Wired For Intimacy

Wired for Intimacy.
How Pornography Hijacks The Male Brain

By William Struthers


Other Information: Intervarsity Press, Downers Grove, IL: 2009. (189 pages.)

BOOK REVIEW

Reviewer: Mike Novotny
Review Date: August, 2013

Porn changes your brain.  The vast advances in neuroscience in recent years have uncovered the tragic results of pornography usage on the brain and body itself.  Neuroscientist William Struthers explains just a few of the effects in this worthy read.

Pornography teaches its students to focus on the physiology of sexual sensations and not on the relationships for which those sensations are intended.

Let me begin this review with what the two things I found lacking in Struthers’s work.  First, I longed for him to make more pointed applications of his in-depth research and understanding of the wiring of the human brain.  Often, he would spend pages describing the intricacies of the brain…but then left me with only generic applications of what that meant for me when it came to the temptation of pornography.  Pointedly applying his expertise would have been greatly appreciated.

My second critique is perhaps unfair—I would have loved to have seen more hope offered in the gospel of Jesus Christ.  Since so many sexual strugglers carry shame and guilt, the very topic nearly requires lots of reminders of God’s love, Jesus’ forgiveness, and the power of the Holy Spirit to cleanse us of past sins.  I don’t sense that this was the point of his book, but I appreciate that reminder nonetheless.

Overall, however, I put my highlighter to good use in this book.  The author begins with an eye-opening overview of what porn has done to our culture, noting the detachment of intimacy from the sexual act.  “Pornography teaches its students to focus on the physiology of sexual sensations and not on the relationships for which those sensations are intended.”  Later in the same chapter, he remarks, “Men believe they should make love like a porn star to a woman who should look like a porn star.  Rather than being who he is with the woman he is with.”

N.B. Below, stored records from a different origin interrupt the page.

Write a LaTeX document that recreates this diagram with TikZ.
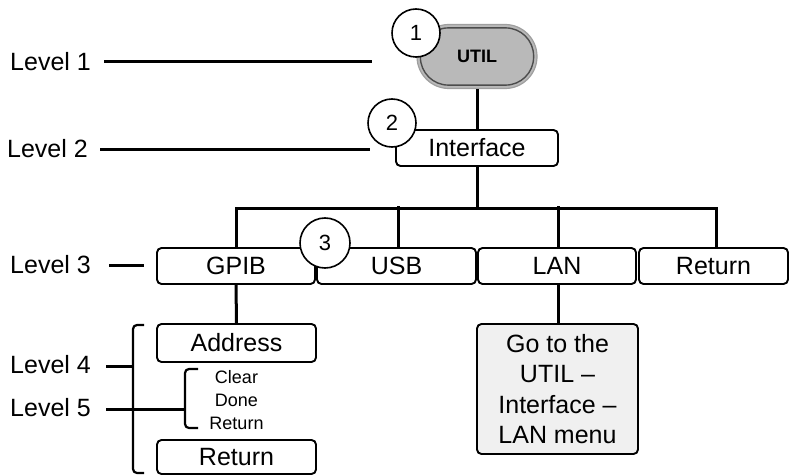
\documentclass[tikz,border=0pt]{standalone}
\usepackage{fontspec}
\setmainfont{Liberation Sans}
\begin{document}
\begin{tikzpicture}[x=1pt,y=-1pt,
  box/.style={draw,line width=1.9pt,rounded corners=4.5pt,fill=white,inner sep=0pt,
    font=\fontsize{25}{29}\selectfont},
  num/.style={circle,draw,line width=1.6pt,fill=white,minimum size=48pt,inner sep=0pt,
    font=\fontsize{22}{26}\selectfont},
  lvl/.style={anchor=west,inner sep=0pt,font=\fontsize{25}{29}\selectfont},
  conn/.style={line width=3pt},
  brk/.style={line width=2.2pt,rounded corners=4pt},
]
\useasboundingbox (0,0) rectangle (792,476);

% level labels
\node[lvl] (l1) at (10,62) {Level 1};
\node[lvl] (l2) at (7,149) {Level 2};
\node[lvl] (l3) at (10,265) {Level 3};
\node[lvl] (l4) at (10,365) {Level 4};
\node[lvl] (l5) at (10,408) {Level 5};

% UTIL pill
\node[draw=gray!75,line width=1.2pt,fill=gray!55,minimum width=120pt,minimum height=64pt,
      rounded corners=32pt,inner sep=0pt] (util) at (477,56.5) {};
\draw[black!70,line width=1.4pt,rounded corners=28pt]
  ([xshift=4pt,yshift=-4pt]util.north west) rectangle ([xshift=-4pt,yshift=4pt]util.south east);
\node[font=\fontsize{18}{20}\selectfont\bfseries] at (util.center) {UTIL};

% boxes
\node[box,minimum width=162pt,minimum height=36pt] (iface) at (477,148) {Interface};
\node[box,minimum width=158pt,minimum height=36pt] (gpib) at (236,266) {GPIB};
\node[box,minimum width=159pt,minimum height=36pt] (usb) at (396.5,266) {USB};
\node[box,minimum width=158pt,minimum height=36pt] (lan) at (557,266) {LAN};
\node[box,minimum width=149pt,minimum height=36pt] (ret) at (713.5,266) {Return};
\node[box,minimum width=159pt,minimum height=38pt] (addr) at (236.5,343) {Address};
\node[box,minimum width=159pt,minimum height=34pt] (ret2) at (236.5,457) {Return};
\node[box,fill=gray!12,minimum width=161pt,minimum height=130pt,align=center,
      font=\fontsize{25}{30.5}\selectfont] (lanmenu) at (557.5,389)
  {Go to the\\UTIL --\\Interface --\\LAN menu};

% level 5 items
\node[font=\fontsize{18}{23}\selectfont,align=center,inner sep=0pt] (sub) at (236.5,400)
  {Clear\\Done\\Return};

% connectors
\coordinate (bus) at (477,208);
\draw[conn] (util.south) -- (iface.north);
\draw[conn] (iface.south) -- (bus);
\draw[conn] (gpib.north) -- (gpib.north |- bus) -- ([xshift=3pt]ret.north |- bus) -- ([xshift=3pt]ret.north);
\draw[conn] (usb.north) ++(1.5,0) -- ++(0,-41);
\draw[conn] (lan.north) ++(1,0) -- ++(0,-41);
\draw[conn] (gpib.south) -- (addr.north);
\draw[conn] (lan.south) ++(1,0) -- ([xshift=0.5pt]lanmenu.north);

% level lines
\coordinate (e1) at (372,62);
\coordinate (e2) at (370,149);
\coordinate (e3) at (144,265);
\coordinate (b4) at (133,366);
\coordinate (b5) at (185,409);
\draw[conn] ([xshift=13pt]l1.east) -- (e1);
\draw[conn] ([xshift=12pt]l2.east) -- (e2);
\draw[conn] ([xshift=18pt]l3.east) -- (e3);
\draw[conn] ([xshift=15pt]l4.east |- b4) -- (b4);
\draw[conn] ([xshift=15pt]l5.east |- b5) -- (b5);

% brackets
\draw[brk] (144,325) -- (133,325) -- (133,473) -- (144,473);
\draw[brk] (198,369) -- (185,369) -- (185,428) -- (198,428);

% numbered circles
\node[num] (c1) at (416,33) {1};
\node[num] (c2) at (392,123) {2};
\node[num,minimum size=50pt] (c3) at (325,243) {3};
\end{tikzpicture}
\end{document}
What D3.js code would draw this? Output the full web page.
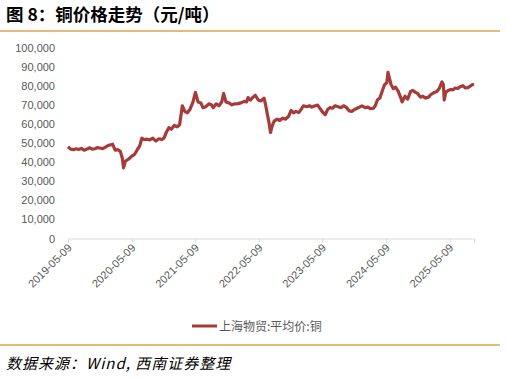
<!DOCTYPE html>
<html lang="zh">
<head>
    <meta charset="UTF-8">
    <title>铜价格走势</title>
    <script src="https://cdnjs.cloudflare.com/ajax/libs/d3/7.8.5/d3.min.js"></script>
    <style>
        body { margin: 0; padding: 0; background: #fff; }
        svg { display: block; }
        .axis text { font-family: "Liberation Sans", Arial, sans-serif; font-size: 11px; fill: #595959; }
    </style>
</head>
<body>
    <div id="chart"></div>

    <script>
        // 上海物贸:平均价:铜 (元/吨)
        const dates = [
            "2019-05-09","2019-05-24","2019-06-10","2019-06-25","2019-07-10","2019-07-25","2019-08-09","2019-08-26",
            "2019-09-10","2019-09-25","2019-10-10","2019-10-25","2019-11-08","2019-11-25","2019-12-10","2019-12-25",
            "2020-01-08","2020-01-20","2020-02-04","2020-02-20","2020-03-05","2020-03-16","2020-03-23","2020-04-03",
            "2020-04-20","2020-05-08","2020-05-25","2020-06-10","2020-06-24","2020-07-06","2020-07-20","2020-08-05",
            "2020-08-20","2020-09-07","2020-09-25","2020-10-12","2020-10-28","2020-11-10","2020-11-25","2020-12-08",
            "2020-12-22","2021-01-08","2021-01-25","2021-02-08","2021-02-24","2021-03-10","2021-03-25","2021-04-08",
            "2021-04-26","2021-05-10","2021-05-25","2021-06-10","2021-06-22","2021-07-08","2021-07-26","2021-08-10",
            "2021-08-20","2021-09-06","2021-09-22","2021-10-08","2021-10-19","2021-11-01","2021-11-18","2021-12-06",
            "2021-12-22","2022-01-10","2022-01-26","2022-02-14","2022-02-28","2022-03-08","2022-03-22","2022-04-06",
            "2022-04-19","2022-05-06","2022-05-20","2022-06-08","2022-06-17","2022-06-27","2022-07-06","2022-07-15",
            "2022-07-25","2022-08-05","2022-08-22","2022-09-06","2022-09-22","2022-10-10","2022-10-27","2022-11-10",
            "2022-11-25","2022-12-08","2022-12-26","2023-01-10","2023-01-20","2023-02-08","2023-02-24","2023-03-10",
            "2023-03-24","2023-04-12","2023-04-26","2023-05-12","2023-05-25","2023-06-08","2023-06-21","2023-07-06",
            "2023-07-21","2023-08-08","2023-08-24","2023-09-08","2023-09-22","2023-10-11","2023-10-25","2023-11-09",
            "2023-11-24","2023-12-08","2023-12-22","2024-01-10","2024-01-26","2024-02-08","2024-02-26","2024-03-08",
            "2024-03-20","2024-04-03","2024-04-18","2024-04-30","2024-05-13","2024-05-20","2024-05-28","2024-06-07",
            "2024-06-20","2024-07-03","2024-07-18","2024-08-02","2024-08-09","2024-08-26","2024-09-10","2024-09-27",
            "2024-10-10","2024-10-25","2024-11-08","2024-11-22","2024-12-06","2024-12-20","2025-01-08","2025-01-23",
            "2025-02-10","2025-02-25","2025-03-10","2025-03-26","2025-04-03","2025-04-08","2025-04-17","2025-04-30",
            "2025-05-15","2025-05-28","2025-06-10","2025-06-24","2025-07-08","2025-07-24","2025-08-08","2025-08-22",
            "2025-09-05","2025-09-15","2025-09-26"
        ];
        const prices = [
            48000,46800,46500,47000,46600,47200,46200,46800,
            47500,46800,47000,47600,47400,47000,47800,48700,
            49000,49400,46300,46500,45500,42000,37000,40500,
            41500,43000,44000,46500,48500,52500,51800,52000,
            51600,52500,51000,52200,51800,52500,55800,58000,
            57200,59200,58500,59600,69500,66500,65800,67500,
            71500,76500,71500,71000,68500,69000,70500,70000,
            68500,70500,69500,71500,76000,71500,71000,70000,
            70500,70600,71000,71800,71500,73800,72500,74000,
            75000,72500,72000,73500,70000,65000,61000,55500,
            59000,61500,62500,61800,63000,62500,64000,67000,
            65800,66500,66000,68000,69500,69000,69500,68800,
            69400,69800,68000,66000,64800,67500,68500,68200,
            69500,69000,68500,69500,68800,66800,66500,67500,
            68200,68800,69400,68500,68800,68000,68200,69500,
            72500,73500,77500,80500,81500,87000,84000,80500,
            78500,79200,77000,73500,71500,74500,73000,77000,
            77500,76500,75800,74000,74500,73500,74000,75500,
            76500,77000,78500,82000,80500,72500,76500,77500,
            78000,77800,78800,78500,79500,80000,78800,79000,
            79800,80500,80800
        ];
        const xTickDates = ["2019-05-09","2020-05-09","2021-05-09","2022-05-09","2023-05-09","2024-05-09","2025-05-09"];
        const yTicks = [0,10000,20000,30000,40000,50000,60000,70000,80000,90000,100000];
        const seriesName = "上海物贸:平均价:铜";

        const width = 507, height = 378;
        const parse = d3.timeParse("%Y-%m-%d");
        const data = dates.map((d, i) => ({ date: parse(d), value: prices[i] }));

        const svg = d3.select("#chart").append("svg")
            .attr("width", width)
            .attr("height", height);

        // title + rules
        svg.append("text")
            .attr("x", 6).attr("y", 21)
            .style("font-family", "'Noto Sans CJK SC', sans-serif")
            .style("font-weight", "bold")
            .style("font-size", "17.5px")
            .style("fill", "#000")
            .text("图 8：铜价格走势（元/吨）");
        svg.append("line").attr("x1", 0).attr("x2", 500).attr("y1", 31).attr("y2", 31)
            .attr("stroke", "#E0A24A").attr("stroke-width", 1.5);
        svg.append("line").attr("x1", 0).attr("x2", 500).attr("y1", 345).attr("y2", 345)
            .attr("stroke", "#E0A24A").attr("stroke-width", 1.5);

        const x = d3.scaleTime()
            .domain([parse("2019-05-09"), parse("2025-09-26")])
            .range([68, 474]);
        const y = d3.scaleLinear()
            .domain([0, 100000])
            .range([238.5, 47.5]);

        // y axis labels (no line)
        const yAxis = svg.append("g").attr("class", "axis")
            .attr("transform", "translate(55,0)")
            .call(d3.axisLeft(y).tickValues(yTicks).tickSize(0).tickPadding(0)
                .tickFormat(d3.format(",")));
        yAxis.select(".domain").remove();

        // x axis
        const xAxis = svg.append("g").attr("class", "axis")
            .attr("transform", "translate(0,238.5)")
            .call(d3.axisBottom(x).tickValues(xTickDates.map(parse)).tickSize(4)
                .tickFormat(d3.timeFormat("%Y-%m-%d")));
        xAxis.select(".domain").attr("stroke", "#d9d9d9");
        xAxis.selectAll(".tick line").attr("stroke", "#d9d9d9");
        xAxis.selectAll(".tick text")
            .attr("text-anchor", "end")
            .attr("dy", null)
            .attr("y", 0)
            .attr("transform", "translate(4,10) rotate(-45)");

        // series line
        const line = d3.line()
            .x(d => x(d.date))
            .y(d => y(d.value));
        svg.append("path")
            .datum(data)
            .attr("fill", "none")
            .attr("stroke", "#A63C3A")
            .attr("stroke-width", 3.2)
            .attr("stroke-linejoin", "round")
            .attr("d", line);

        // legend
        const legend = svg.append("g").attr("transform", "translate(192,326)");
        legend.append("line").attr("x1", 0).attr("x2", 25)
            .attr("stroke", "#A63C3A").attr("stroke-width", 3);
        legend.append("text").attr("x", 27).attr("y", 4.5)
            .style("font-family", "'Noto Sans CJK SC', sans-serif")
            .style("font-size", "12px")
            .style("fill", "#595959")
            .text(seriesName);

        // source
        svg.append("text")
            .attr("x", 6).attr("y", 369)
            .style("font-family", "'Noto Sans CJK SC', sans-serif")
            .style("font-style", "italic")
            .style("font-size", "15px")
            .style("letter-spacing", "1px")
            .style("fill", "#000")
            .text("数据来源：Wind, 西南证券整理");
    </script>
</body>
</html>
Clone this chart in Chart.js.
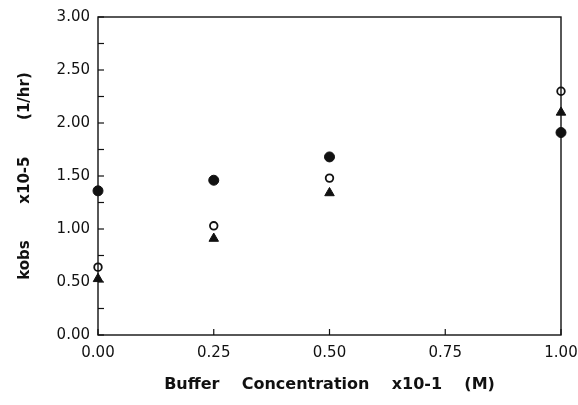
<!DOCTYPE html>
<html>
<head>
<meta charset="utf-8">
<script src="https://cdn.jsdelivr.net/npm/chart.js@4.4.0/dist/chart.umd.min.js"></script>
<style>
  html, body { margin: 0; padding: 0; background: #fff; }
  #wrap { width: 578px; height: 405px; }
</style>
</head>
<body>
<div id="wrap"><canvas id="chart" width="578" height="405"></canvas></div>
<script>
// buffer concentration (x10-1 M)
const concentrations = [0, 0.25, 0.5, 1.0];
// kobs x10-5 (1/hr), one array per marker type
const filledCircles = [1.36, 1.46, 1.68, 1.91];
const openCircles = [0.64, 1.03, 1.48, 2.30];
const triangles = [0.53, 0.91, 1.34, 2.10];

const xTicks = [0, 0.25, 0.5, 0.75, 1.0];
const yTicks = [0, 0.5, 1.0, 1.5, 2.0, 2.5, 3.0];

const ink = '#111';

function toPoints(values) {
  return concentrations.map((x, i) => ({ x, y: values[i] }));
}

// frame round the plot plus short inward tick marks on the left and bottom axes
const framePlugin = {
  id: 'frame',
  afterDraw(chart) {
    const { ctx, chartArea: area, scales } = chart;
    ctx.save();
    ctx.strokeStyle = ink;
    ctx.lineWidth = 1.4;
    ctx.strokeRect(area.left, area.top, area.right - area.left, area.bottom - area.top);
    ctx.lineWidth = 1.2;
    scales.x.ticks.forEach((t) => {
      const px = scales.x.getPixelForValue(t.value);
      ctx.beginPath();
      ctx.moveTo(px, area.bottom);
      ctx.lineTo(px, area.bottom - 6);
      ctx.stroke();
    });
    scales.y.ticks.forEach((t) => {
      const py = scales.y.getPixelForValue(t.value);
      ctx.beginPath();
      ctx.moveTo(area.left, py);
      ctx.lineTo(area.left + 6, py);
      ctx.stroke();
    });
    ctx.restore();
  },
};

new Chart(document.getElementById('chart'), {
  type: 'scatter',
  data: {
    datasets: [
      {
        label: 'filled',
        data: toPoints(filledCircles),
        pointStyle: 'circle',
        pointRadius: 5,
        backgroundColor: ink,
        borderColor: ink,
        borderWidth: 1,
      },
      {
        label: 'open',
        data: toPoints(openCircles),
        pointStyle: 'circle',
        pointRadius: 3.8,
        backgroundColor: '#fff',
        borderColor: ink,
        borderWidth: 1.8,
      },
      {
        label: 'triangle',
        data: toPoints(triangles),
        pointStyle: 'triangle',
        pointRadius: 5.5,
        backgroundColor: ink,
        borderColor: ink,
        borderWidth: 1,
      },
    ],
  },
  options: {
    responsive: false,
    animation: false,
    events: [],
    clip: false,
    layout: { padding: { top: 15, right: 17, left: 0, bottom: 0 } },
    plugins: {
      legend: { display: false },
      tooltip: { enabled: false },
    },
    scales: {
      x: {
        type: 'linear',
        min: 0,
        max: 1,
        afterBuildTicks: (scale) => {
          scale.ticks = xTicks.map((value) => ({ value }));
        },
        afterFit: (scale) => {
          scale.height = 70;
          scale.paddingLeft = 0;
          scale.paddingRight = 0;
        },
        grid: { display: false, drawTicks: false },
        border: { display: false },
        ticks: {
          color: ink,
          padding: 9,
          autoSkip: false,
          maxRotation: 0,
          font: { family: 'DejaVu Sans', size: 15 },
          callback: (value) => Number(value).toFixed(2),
        },
        title: {
          display: true,
          text: 'Buffer    Concentration    x10-1    (M)',
          color: ink,
          padding: { top: 4, bottom: 11 },
          font: { family: 'DejaVu Sans', size: 16, weight: 'bold' },
        },
      },
      y: {
        type: 'linear',
        min: 0,
        max: 3,
        afterBuildTicks: (scale) => {
          const ticks = [];
          for (let i = 0; i < yTicks.length; i++) {
            ticks.push({ value: yTicks[i] });
            if (i < yTicks.length - 1) ticks.push({ value: (yTicks[i] + yTicks[i + 1]) / 2 });
          }
          scale.ticks = ticks;
        },
        afterFit: (scale) => { scale.width = 98; },
        grid: { display: false, drawTicks: false },
        border: { display: false },
        ticks: {
          color: ink,
          padding: 8,
          autoSkip: false,
          font: { family: 'DejaVu Sans', size: 15 },
          callback: (value) => (yTicks.includes(value) ? Number(value).toFixed(2) : ''),
        },
        title: {
          display: true,
          text: 'kobs       x10-5       (1/hr)',
          color: ink,
          padding: { top: 16, bottom: 0 },
          font: { family: 'DejaVu Sans', size: 15, weight: 'bold' },
        },
      },
    },
  },
  plugins: [framePlugin],
});
</script>
</body>
</html>
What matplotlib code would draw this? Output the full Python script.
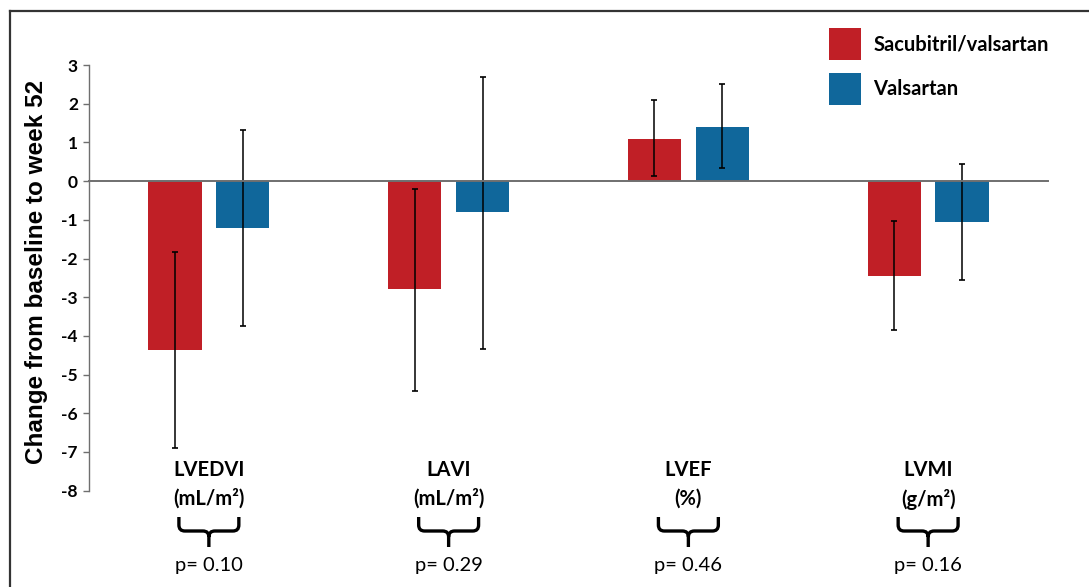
import matplotlib
matplotlib.use("Agg")

import matplotlib.pyplot as plt
import numpy as np
from matplotlib.path import Path
from matplotlib.patches import PathPatch, Patch
from matplotlib.lines import Line2D
from matplotlib.transforms import blended_transform_factory

plt.rcParams["axes.unicode_minus"] = False

# =========================
# data
# =========================
categories = ["LVEDVI", "LAVI", "LVEF", "LVMI"]
units = ["(mL/m²)", "(mL/m²)", "(%)", "(g/m²)"]
p_values = ["p= 0.10", "p= 0.29", "p= 0.46", "p= 0.16"]
series = ["Sacubitril/valsartan", "Valsartan"]

sv_mean = [-4.37, -2.80, 1.10, -2.46]
sv_upper = [-1.84, -0.20, 2.10, -1.02]
sv_lower = [-6.90, -5.42, 0.14, -3.84]

val_mean = [-1.22, -0.80, 1.41, -1.05]
val_upper = [1.31, 2.70, 2.50, 0.43]
val_lower = [-3.75, -4.33, 0.34, -2.56]

RED = "#C01F26"
BLUE = "#10679B"
FONT = "Lato"

W, H = 1089, 587
fig = plt.figure(figsize=(W / 100, H / 100), dpi=100)
ax = fig.add_axes([89 / W, 1 - 490.7 / H, (1048 - 89) / W, (490.7 - 65) / H])

x = np.arange(len(categories))
off = 0.1417
width = 0.222

sv_mean = np.array(sv_mean)
val_mean = np.array(val_mean)
sv_err = [sv_mean - np.array(sv_lower), np.array(sv_upper) - sv_mean]
val_err = [val_mean - np.array(val_lower), np.array(val_upper) - val_mean]

ax.bar(x - off, sv_mean, width, color=RED, zorder=2, label=series[0])
ax.bar(x + off, val_mean, width, color=BLUE, zorder=2, label=series[1])
for xs, m, e in [(x - off, sv_mean, sv_err), (x + off, val_mean, val_err)]:
    ax.errorbar(xs, m, yerr=e, fmt="none", ecolor="black", elinewidth=1.1,
                capsize=2.3, capthick=1.2, zorder=3)

# =========================
# axes
# =========================
ax.set_xlim(-0.5, 3.5)
ax.set_ylim(-8, 3)
ax.set_yticks(np.arange(-8, 4))
ax.set_xticks([])
for s in ["top", "right"]:
    ax.spines[s].set_visible(False)
ax.spines["left"].set_color("#6f6f6f")
ax.spines["left"].set_linewidth(1.0)
ax.spines["bottom"].set_position(("data", 0))
ax.spines["bottom"].set_color("#6f6f6f")
ax.spines["bottom"].set_linewidth(1.4)
ax.spines["bottom"].set_zorder(4)
ax.tick_params(axis="y", length=4, width=1, color="#6f6f6f", pad=4,
               labelsize=12.5)
for lab in ax.get_yticklabels():
    lab.set_fontfamily(FONT)
    lab.set_fontweight("bold")

fig.text(37 / W, 1 - 272 / H, "Change from baseline to week 52",
         rotation=90, ha="center", va="center", fontsize=17.5,
         fontweight="bold", family="Liberation Sans")

# =========================
# legend
# =========================
handles = [Patch(facecolor=RED), Patch(facecolor=BLUE)]
fig.legend(handles, series, loc="upper left",
           bbox_to_anchor=(829 / W, 1 - 28 / H), frameon=False,
           borderpad=0, borderaxespad=0, handlelength=1.6,
           handleheight=2.1, handletextpad=0.6, labelspacing=0.6,
           prop={"family": FONT, "weight": "bold", "size": 14.5})

# =========================
# category labels, braces, p values
# =========================
trans = blended_transform_factory(ax.transData, fig.transFigure)
hw, r = 30 / 240, 6 / 240
yt, ym, yb, ry = 1 - 517 / H, 1 - 531 / H, 1 - 547 / H, 6 / H
for i, xc in enumerate(x):
    ax.text(xc, 1 - 470 / H, categories[i], transform=trans, ha="center",
            va="center", fontsize=14.5, fontweight="bold", family=FONT,
            clip_on=False)
    ax.text(xc, 1 - 499 / H, units[i], transform=trans, ha="center",
            va="center", fontsize=14.5, fontweight="bold", family=FONT,
            clip_on=False)
    verts = [
        (xc - hw, yt), (xc - hw, ym + ry), (xc - hw, ym), (xc - hw + r, ym),
        (xc - r, ym), (xc, ym), (xc, ym - ry), (xc, yb),
        (xc + hw, yt), (xc + hw, ym + ry), (xc + hw, ym), (xc + hw - r, ym),
        (xc + r, ym), (xc, ym), (xc, ym - ry),
    ]
    codes = [
        Path.MOVETO, Path.LINETO, Path.CURVE3, Path.CURVE3,
        Path.LINETO, Path.CURVE3, Path.CURVE3, Path.LINETO,
        Path.MOVETO, Path.LINETO, Path.CURVE3, Path.CURVE3,
        Path.LINETO, Path.CURVE3, Path.CURVE3,
    ]
    brace = PathPatch(Path(verts, codes), transform=trans, fill=False,
                      lw=2.4, edgecolor="black", capstyle="butt",
                      clip_on=False)
    ax.add_patch(brace)
    ax.text(xc, 1 - 565 / H, p_values[i], transform=trans, ha="center",
            va="center", fontsize=14.5, family=FONT, clip_on=False)

# frame around the figure
fig.add_artist(Line2D([10 / W, 10 / W], [0, 1 - 11 / H], color="#333333",
                      lw=1.6, transform=fig.transFigure))
fig.add_artist(Line2D([10 / W, 1], [1 - 11 / H, 1 - 11 / H], color="#333333",
                      lw=1.6, transform=fig.transFigure))

fig.savefig("out.png", dpi=100)
plt.close(fig)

In the chapter “Your Brain on Porn”, Struthers unpacks the circuitry of the brain and how porn rewires it.  “With each lingering stare, pornography deepens a Grand Canyon-like gorge in the brain through which images of women are destined to flow…All women become potential porn stars.”  The most stunning point to me personally was his understanding and explanation of the chemicals released in the brain during porn use (like dopamine and norepinehprine), which physically teach our bodies where to direct their energy and focus.  That means that our bodies, after frequent porn use, develop a craving like a drug addict would have!  With every peek and click, the brain finds it harder and harder to say, “No.”

Finally, I have to share my favorite section of the book, which dealt with masturbation.  There is much debate whether masturbation is sinful in and of itself or just sinful in the majority of cases where lust for a non-spouse is involved.  Evaluating various views held among Christians, Struthers concludes, “Masturbation is playing with neurochemical fire.”  Meaning?  He explains how the chemicals released during masturbation, even if our personal thoughts aren’t sinful in themselves, will nevertheless bond us to something.  His conclusion?  “You will be bound to something, because that is what it does neurologically—it associates the orgasm with something.  The question to be asked is, ‘What is it binding you to?’”  Even a husband masturbating to a fantasy about his wife is binding himself to the fantasy and not the real woman God has given him.  While this may not end the debate among Christians, it’s a strong warning about playing with this “fire”.  You might just get burned.

Overall, I wouldn’t put Struthers’s book on the top of my list for helping those struggling with pornography.  However, it is a great read to understand the physical dangers that pornography presents with every click.